=== WHAT TO PRODUCE ===
Within the entries below, please return exactly the lines from the one with "Write the TikZ code for this diagram." through the one with "(0,0) rectangle (24.675,-15.175);", leaving out any pictures.

=== INPUT MATERIAL ===
┌────────

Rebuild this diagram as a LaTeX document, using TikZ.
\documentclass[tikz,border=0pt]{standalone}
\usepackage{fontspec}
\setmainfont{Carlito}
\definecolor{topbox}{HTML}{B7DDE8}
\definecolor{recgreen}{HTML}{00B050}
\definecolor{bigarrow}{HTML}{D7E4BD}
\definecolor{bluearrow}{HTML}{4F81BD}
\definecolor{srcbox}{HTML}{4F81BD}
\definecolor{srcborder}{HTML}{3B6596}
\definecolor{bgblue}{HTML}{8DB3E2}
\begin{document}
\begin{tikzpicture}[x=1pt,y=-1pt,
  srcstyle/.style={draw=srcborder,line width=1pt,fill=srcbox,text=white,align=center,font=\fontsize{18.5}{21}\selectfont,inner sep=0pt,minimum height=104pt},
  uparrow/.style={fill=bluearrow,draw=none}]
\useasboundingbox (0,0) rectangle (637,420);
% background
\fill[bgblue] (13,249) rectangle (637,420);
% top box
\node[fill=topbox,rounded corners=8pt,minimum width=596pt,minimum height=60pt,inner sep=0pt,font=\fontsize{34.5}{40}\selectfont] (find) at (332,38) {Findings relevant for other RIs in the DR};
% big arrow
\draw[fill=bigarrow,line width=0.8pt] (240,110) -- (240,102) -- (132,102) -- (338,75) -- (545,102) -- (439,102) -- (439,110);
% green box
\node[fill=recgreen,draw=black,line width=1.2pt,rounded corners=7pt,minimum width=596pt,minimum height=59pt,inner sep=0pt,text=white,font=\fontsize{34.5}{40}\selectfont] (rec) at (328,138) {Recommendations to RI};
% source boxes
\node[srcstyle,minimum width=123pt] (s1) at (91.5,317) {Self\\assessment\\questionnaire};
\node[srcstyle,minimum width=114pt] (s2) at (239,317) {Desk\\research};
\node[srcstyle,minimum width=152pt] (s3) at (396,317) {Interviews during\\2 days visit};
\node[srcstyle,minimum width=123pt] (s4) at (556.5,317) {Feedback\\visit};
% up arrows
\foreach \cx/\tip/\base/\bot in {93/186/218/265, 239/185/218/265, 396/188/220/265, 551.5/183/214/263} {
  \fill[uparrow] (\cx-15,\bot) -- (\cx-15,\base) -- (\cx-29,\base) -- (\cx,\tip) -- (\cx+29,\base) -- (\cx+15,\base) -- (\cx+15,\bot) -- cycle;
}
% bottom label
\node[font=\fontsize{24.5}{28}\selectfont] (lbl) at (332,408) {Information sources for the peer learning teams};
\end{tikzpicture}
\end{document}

└────────
┌────────

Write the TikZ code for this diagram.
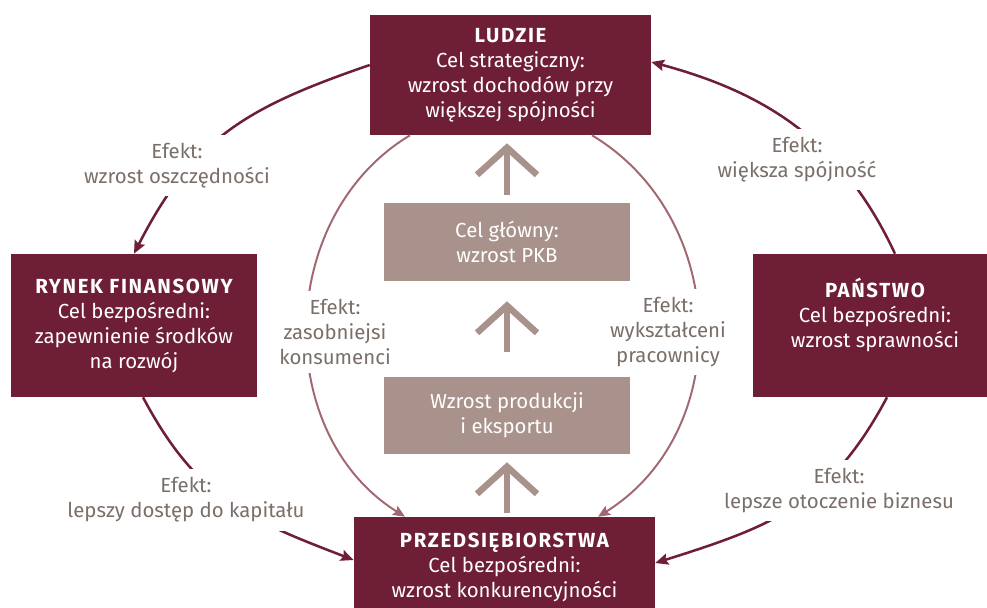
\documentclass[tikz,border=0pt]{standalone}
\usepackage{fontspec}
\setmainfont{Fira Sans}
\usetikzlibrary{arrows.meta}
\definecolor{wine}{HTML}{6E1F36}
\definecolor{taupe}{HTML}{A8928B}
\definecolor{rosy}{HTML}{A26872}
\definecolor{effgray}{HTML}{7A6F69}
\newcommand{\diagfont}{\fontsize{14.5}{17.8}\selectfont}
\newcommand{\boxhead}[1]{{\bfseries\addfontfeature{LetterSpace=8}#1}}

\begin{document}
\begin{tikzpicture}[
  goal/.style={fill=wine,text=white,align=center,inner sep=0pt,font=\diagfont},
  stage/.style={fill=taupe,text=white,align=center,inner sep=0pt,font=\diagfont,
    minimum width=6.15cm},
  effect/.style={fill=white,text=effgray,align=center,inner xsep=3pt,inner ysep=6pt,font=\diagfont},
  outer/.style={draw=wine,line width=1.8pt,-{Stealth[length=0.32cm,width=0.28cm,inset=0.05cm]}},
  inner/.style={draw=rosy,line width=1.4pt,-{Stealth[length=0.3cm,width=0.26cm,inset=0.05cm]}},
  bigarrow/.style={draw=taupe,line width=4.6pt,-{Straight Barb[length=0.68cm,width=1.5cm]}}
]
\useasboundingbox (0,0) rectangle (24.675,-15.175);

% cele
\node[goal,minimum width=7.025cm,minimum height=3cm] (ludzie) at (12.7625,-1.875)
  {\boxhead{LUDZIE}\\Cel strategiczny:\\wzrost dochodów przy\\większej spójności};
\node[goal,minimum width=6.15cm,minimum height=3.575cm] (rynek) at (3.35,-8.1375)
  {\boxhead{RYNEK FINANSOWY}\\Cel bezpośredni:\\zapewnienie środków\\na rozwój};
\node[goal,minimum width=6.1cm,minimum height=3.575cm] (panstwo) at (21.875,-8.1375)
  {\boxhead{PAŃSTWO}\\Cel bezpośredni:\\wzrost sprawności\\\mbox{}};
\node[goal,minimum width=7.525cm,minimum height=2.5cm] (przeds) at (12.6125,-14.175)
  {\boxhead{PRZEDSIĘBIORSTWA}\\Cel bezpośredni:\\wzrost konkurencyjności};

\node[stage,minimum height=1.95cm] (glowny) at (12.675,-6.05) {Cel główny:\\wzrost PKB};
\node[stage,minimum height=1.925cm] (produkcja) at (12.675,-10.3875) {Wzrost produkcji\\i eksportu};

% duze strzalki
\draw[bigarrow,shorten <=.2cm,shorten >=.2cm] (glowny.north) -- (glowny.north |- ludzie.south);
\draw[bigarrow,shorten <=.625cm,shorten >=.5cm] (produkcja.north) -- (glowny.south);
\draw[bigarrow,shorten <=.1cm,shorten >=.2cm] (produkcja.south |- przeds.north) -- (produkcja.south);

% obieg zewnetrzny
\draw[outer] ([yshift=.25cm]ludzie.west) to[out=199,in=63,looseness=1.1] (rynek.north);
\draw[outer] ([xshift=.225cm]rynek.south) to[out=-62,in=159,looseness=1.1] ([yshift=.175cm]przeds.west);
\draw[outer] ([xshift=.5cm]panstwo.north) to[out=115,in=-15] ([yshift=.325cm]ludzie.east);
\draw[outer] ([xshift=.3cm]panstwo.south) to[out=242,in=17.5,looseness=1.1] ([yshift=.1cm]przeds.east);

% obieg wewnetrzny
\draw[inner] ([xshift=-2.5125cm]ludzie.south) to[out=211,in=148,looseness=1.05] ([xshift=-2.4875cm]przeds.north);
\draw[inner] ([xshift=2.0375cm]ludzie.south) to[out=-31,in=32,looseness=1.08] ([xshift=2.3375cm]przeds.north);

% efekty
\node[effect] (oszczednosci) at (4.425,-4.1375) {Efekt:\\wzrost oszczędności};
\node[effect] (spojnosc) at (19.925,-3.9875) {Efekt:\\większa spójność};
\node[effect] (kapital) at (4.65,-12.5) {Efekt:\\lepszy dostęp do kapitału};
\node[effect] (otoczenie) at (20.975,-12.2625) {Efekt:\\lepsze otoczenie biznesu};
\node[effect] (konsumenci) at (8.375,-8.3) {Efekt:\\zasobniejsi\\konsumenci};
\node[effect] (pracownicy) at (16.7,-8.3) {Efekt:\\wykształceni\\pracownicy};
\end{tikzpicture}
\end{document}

└────────

=== WRITTEN REPLY ===
Write the TikZ code for this diagram.
\documentclass[tikz,border=0pt]{standalone}
\usepackage{fontspec}
\setmainfont{Fira Sans}
\usetikzlibrary{arrows.meta}
\definecolor{wine}{HTML}{6E1F36}
\definecolor{taupe}{HTML}{A8928B}
\definecolor{rosy}{HTML}{A26872}
\definecolor{effgray}{HTML}{7A6F69}
\newcommand{\diagfont}{\fontsize{14.5}{17.8}\selectfont}
\newcommand{\boxhead}[1]{{\bfseries\addfontfeature{LetterSpace=8}#1}}

\begin{document}
\begin{tikzpicture}[
  goal/.style={fill=wine,text=white,align=center,inner sep=0pt,font=\diagfont},
  stage/.style={fill=taupe,text=white,align=center,inner sep=0pt,font=\diagfont,
    minimum width=6.15cm},
  effect/.style={fill=white,text=effgray,align=center,inner xsep=3pt,inner ysep=6pt,font=\diagfont},
  outer/.style={draw=wine,line width=1.8pt,-{Stealth[length=0.32cm,width=0.28cm,inset=0.05cm]}},
  inner/.style={draw=rosy,line width=1.4pt,-{Stealth[length=0.3cm,width=0.26cm,inset=0.05cm]}},
  bigarrow/.style={draw=taupe,line width=4.6pt,-{Straight Barb[length=0.68cm,width=1.5cm]}}
]
\useasboundingbox (0,0) rectangle (24.675,-15.175);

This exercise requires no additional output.